> _Task to carry out_
Set the listing down unchanged, minus every embedded image.

═════ Extracted data ═════

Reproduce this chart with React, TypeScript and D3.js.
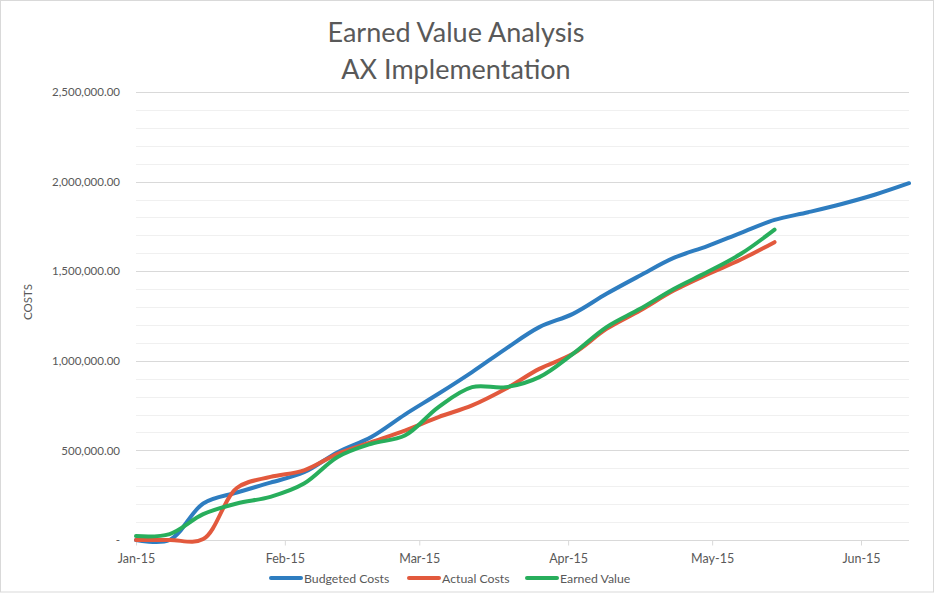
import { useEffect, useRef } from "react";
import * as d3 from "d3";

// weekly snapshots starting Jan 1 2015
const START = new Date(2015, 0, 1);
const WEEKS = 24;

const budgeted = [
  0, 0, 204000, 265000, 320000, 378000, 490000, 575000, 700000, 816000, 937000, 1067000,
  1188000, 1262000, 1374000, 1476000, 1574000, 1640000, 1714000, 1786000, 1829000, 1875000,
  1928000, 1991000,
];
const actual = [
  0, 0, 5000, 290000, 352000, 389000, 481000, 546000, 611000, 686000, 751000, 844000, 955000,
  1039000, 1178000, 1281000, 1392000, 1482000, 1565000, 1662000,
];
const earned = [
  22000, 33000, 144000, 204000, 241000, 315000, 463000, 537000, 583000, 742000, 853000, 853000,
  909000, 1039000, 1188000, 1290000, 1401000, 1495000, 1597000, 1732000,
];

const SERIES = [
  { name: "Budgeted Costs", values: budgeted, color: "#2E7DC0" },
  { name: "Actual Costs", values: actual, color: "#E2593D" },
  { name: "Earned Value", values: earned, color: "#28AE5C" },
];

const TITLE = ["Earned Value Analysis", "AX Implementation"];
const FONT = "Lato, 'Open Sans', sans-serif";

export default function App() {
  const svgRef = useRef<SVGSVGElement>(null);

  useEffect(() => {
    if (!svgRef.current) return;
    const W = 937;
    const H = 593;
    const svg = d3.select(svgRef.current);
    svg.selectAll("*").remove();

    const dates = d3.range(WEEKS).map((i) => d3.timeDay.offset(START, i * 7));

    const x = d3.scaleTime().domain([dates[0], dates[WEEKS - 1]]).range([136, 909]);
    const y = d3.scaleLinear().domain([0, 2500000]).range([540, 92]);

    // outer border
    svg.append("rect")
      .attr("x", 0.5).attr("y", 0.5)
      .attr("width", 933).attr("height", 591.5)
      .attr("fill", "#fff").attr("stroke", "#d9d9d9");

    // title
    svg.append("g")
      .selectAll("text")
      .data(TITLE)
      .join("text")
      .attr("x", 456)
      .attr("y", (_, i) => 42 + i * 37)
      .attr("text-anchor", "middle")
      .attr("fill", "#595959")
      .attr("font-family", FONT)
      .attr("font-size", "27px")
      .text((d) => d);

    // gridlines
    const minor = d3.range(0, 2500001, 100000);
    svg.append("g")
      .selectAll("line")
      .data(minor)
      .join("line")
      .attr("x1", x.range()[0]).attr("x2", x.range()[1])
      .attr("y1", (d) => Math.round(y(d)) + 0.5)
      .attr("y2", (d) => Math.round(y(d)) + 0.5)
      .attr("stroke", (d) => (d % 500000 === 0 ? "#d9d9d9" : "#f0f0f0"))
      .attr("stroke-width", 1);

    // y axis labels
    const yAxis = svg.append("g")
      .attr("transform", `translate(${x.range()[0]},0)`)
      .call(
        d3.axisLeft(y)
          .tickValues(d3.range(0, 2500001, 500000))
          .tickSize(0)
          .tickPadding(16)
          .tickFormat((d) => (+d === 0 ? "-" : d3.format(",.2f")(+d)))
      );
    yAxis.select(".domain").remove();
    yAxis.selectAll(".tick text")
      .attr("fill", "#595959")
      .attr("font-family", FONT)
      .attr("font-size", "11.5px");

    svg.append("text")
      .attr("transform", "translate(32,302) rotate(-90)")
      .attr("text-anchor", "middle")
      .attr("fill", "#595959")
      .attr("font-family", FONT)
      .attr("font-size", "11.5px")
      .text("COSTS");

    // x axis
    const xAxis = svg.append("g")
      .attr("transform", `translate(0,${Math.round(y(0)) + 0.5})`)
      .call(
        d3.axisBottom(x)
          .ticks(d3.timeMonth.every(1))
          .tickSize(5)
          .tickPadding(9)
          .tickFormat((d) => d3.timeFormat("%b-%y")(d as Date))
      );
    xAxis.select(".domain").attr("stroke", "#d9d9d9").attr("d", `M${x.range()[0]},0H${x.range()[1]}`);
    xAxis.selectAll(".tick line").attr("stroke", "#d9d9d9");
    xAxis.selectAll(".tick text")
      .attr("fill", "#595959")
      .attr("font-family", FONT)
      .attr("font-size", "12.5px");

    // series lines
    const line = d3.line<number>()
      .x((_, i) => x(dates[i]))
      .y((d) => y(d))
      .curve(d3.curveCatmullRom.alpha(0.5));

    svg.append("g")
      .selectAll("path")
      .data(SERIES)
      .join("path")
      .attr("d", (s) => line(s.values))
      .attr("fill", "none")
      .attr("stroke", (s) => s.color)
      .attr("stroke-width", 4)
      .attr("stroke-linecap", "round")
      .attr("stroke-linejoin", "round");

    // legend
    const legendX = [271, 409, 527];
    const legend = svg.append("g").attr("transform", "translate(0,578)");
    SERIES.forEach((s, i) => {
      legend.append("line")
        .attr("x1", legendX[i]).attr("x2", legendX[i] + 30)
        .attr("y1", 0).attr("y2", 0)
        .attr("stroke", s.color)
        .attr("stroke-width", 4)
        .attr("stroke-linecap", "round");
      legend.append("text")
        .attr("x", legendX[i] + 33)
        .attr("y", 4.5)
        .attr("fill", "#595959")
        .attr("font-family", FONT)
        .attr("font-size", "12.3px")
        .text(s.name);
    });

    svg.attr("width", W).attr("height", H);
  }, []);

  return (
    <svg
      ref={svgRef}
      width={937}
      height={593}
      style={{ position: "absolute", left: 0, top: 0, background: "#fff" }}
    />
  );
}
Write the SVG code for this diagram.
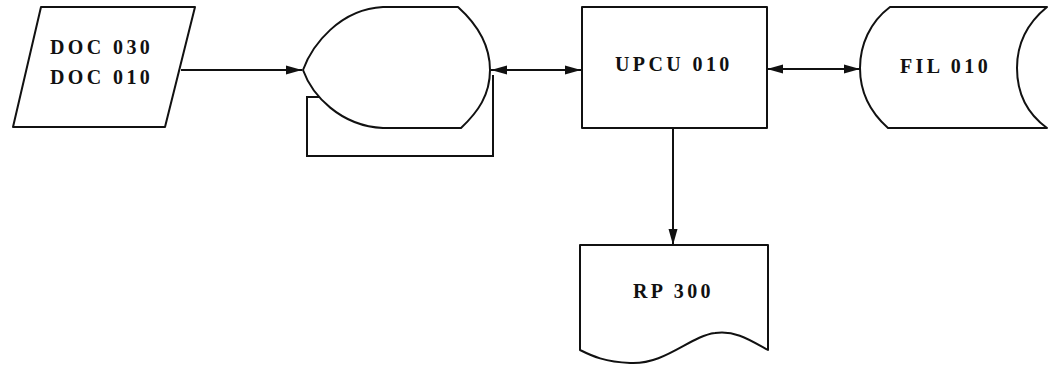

═════

> _Finished exercise_
Reproduce this chart with React, TypeScript and D3.js.
import { useEffect, useRef } from "react";
import * as d3 from "d3";

// weekly snapshots starting Jan 1 2015
const START = new Date(2015, 0, 1);
const WEEKS = 24;

const budgeted = [
  0, 0, 204000, 265000, 320000, 378000, 490000, 575000, 700000, 816000, 937000, 1067000,
  1188000, 1262000, 1374000, 1476000, 1574000, 1640000, 1714000, 1786000, 1829000, 1875000,
  1928000, 1991000,
];
const actual = [
  0, 0, 5000, 290000, 352000, 389000, 481000, 546000, 611000, 686000, 751000, 844000, 955000,
  1039000, 1178000, 1281000, 1392000, 1482000, 1565000, 1662000,
];
const earned = [
  22000, 33000, 144000, 204000, 241000, 315000, 463000, 537000, 583000, 742000, 853000, 853000,
  909000, 1039000, 1188000, 1290000, 1401000, 1495000, 1597000, 1732000,
];

const SERIES = [
  { name: "Budgeted Costs", values: budgeted, color: "#2E7DC0" },
  { name: "Actual Costs", values: actual, color: "#E2593D" },
  { name: "Earned Value", values: earned, color: "#28AE5C" },
];

const TITLE = ["Earned Value Analysis", "AX Implementation"];
const FONT = "Lato, 'Open Sans', sans-serif";

export default function App() {
  const svgRef = useRef<SVGSVGElement>(null);

  useEffect(() => {
    if (!svgRef.current) return;
    const W = 937;
    const H = 593;
    const svg = d3.select(svgRef.current);
    svg.selectAll("*").remove();

    const dates = d3.range(WEEKS).map((i) => d3.timeDay.offset(START, i * 7));

    const x = d3.scaleTime().domain([dates[0], dates[WEEKS - 1]]).range([136, 909]);
    const y = d3.scaleLinear().domain([0, 2500000]).range([540, 92]);

    // outer border
    svg.append("rect")
      .attr("x", 0.5).attr("y", 0.5)
      .attr("width", 933).attr("height", 591.5)
      .attr("fill", "#fff").attr("stroke", "#d9d9d9");

    // title
    svg.append("g")
      .selectAll("text")
      .data(TITLE)
      .join("text")
      .attr("x", 456)
      .attr("y", (_, i) => 42 + i * 37)
      .attr("text-anchor", "middle")
      .attr("fill", "#595959")
      .attr("font-family", FONT)
      .attr("font-size", "27px")
      .text((d) => d);

    // gridlines
    const minor = d3.range(0, 2500001, 100000);
    svg.append("g")
      .selectAll("line")
      .data(minor)
      .join("line")
      .attr("x1", x.range()[0]).attr("x2", x.range()[1])
      .attr("y1", (d) => Math.round(y(d)) + 0.5)
      .attr("y2", (d) => Math.round(y(d)) + 0.5)
      .attr("stroke", (d) => (d % 500000 === 0 ? "#d9d9d9" : "#f0f0f0"))
      .attr("stroke-width", 1);

    // y axis labels
    const yAxis = svg.append("g")
      .attr("transform", `translate(${x.range()[0]},0)`)
      .call(
        d3.axisLeft(y)
          .tickValues(d3.range(0, 2500001, 500000))
          .tickSize(0)
          .tickPadding(16)
          .tickFormat((d) => (+d === 0 ? "-" : d3.format(",.2f")(+d)))
      );
    yAxis.select(".domain").remove();
    yAxis.selectAll(".tick text")
      .attr("fill", "#595959")
      .attr("font-family", FONT)
      .attr("font-size", "11.5px");

    svg.append("text")
      .attr("transform", "translate(32,302) rotate(-90)")
      .attr("text-anchor", "middle")
      .attr("fill", "#595959")
      .attr("font-family", FONT)
      .attr("font-size", "11.5px")
      .text("COSTS");

    // x axis
    const xAxis = svg.append("g")
      .attr("transform", `translate(0,${Math.round(y(0)) + 0.5})`)
      .call(
        d3.axisBottom(x)
          .ticks(d3.timeMonth.every(1))
          .tickSize(5)
          .tickPadding(9)
          .tickFormat((d) => d3.timeFormat("%b-%y")(d as Date))
      );
    xAxis.select(".domain").attr("stroke", "#d9d9d9").attr("d", `M${x.range()[0]},0H${x.range()[1]}`);
    xAxis.selectAll(".tick line").attr("stroke", "#d9d9d9");
    xAxis.selectAll(".tick text")
      .attr("fill", "#595959")
      .attr("font-family", FONT)
      .attr("font-size", "12.5px");

    // series lines
    const line = d3.line<number>()
      .x((_, i) => x(dates[i]))
      .y((d) => y(d))
      .curve(d3.curveCatmullRom.alpha(0.5));

    svg.append("g")
      .selectAll("path")
      .data(SERIES)
      .join("path")
      .attr("d", (s) => line(s.values))
      .attr("fill", "none")
      .attr("stroke", (s) => s.color)
      .attr("stroke-width", 4)
      .attr("stroke-linecap", "round")
      .attr("stroke-linejoin", "round");

    // legend
    const legendX = [271, 409, 527];
    const legend = svg.append("g").attr("transform", "translate(0,578)");
    SERIES.forEach((s, i) => {
      legend.append("line")
        .attr("x1", legendX[i]).attr("x2", legendX[i] + 30)
        .attr("y1", 0).attr("y2", 0)
        .attr("stroke", s.color)
        .attr("stroke-width", 4)
        .attr("stroke-linecap", "round");
      legend.append("text")
        .attr("x", legendX[i] + 33)
        .attr("y", 4.5)
        .attr("fill", "#595959")
        .attr("font-family", FONT)
        .attr("font-size", "12.3px")
        .text(s.name);
    });

    svg.attr("width", W).attr("height", H);
  }, []);

  return (
    <svg
      ref={svgRef}
      width={937}
      height={593}
      style={{ position: "absolute", left: 0, top: 0, background: "#fff" }}
    />
  );
}
Write the SVG code for this diagram.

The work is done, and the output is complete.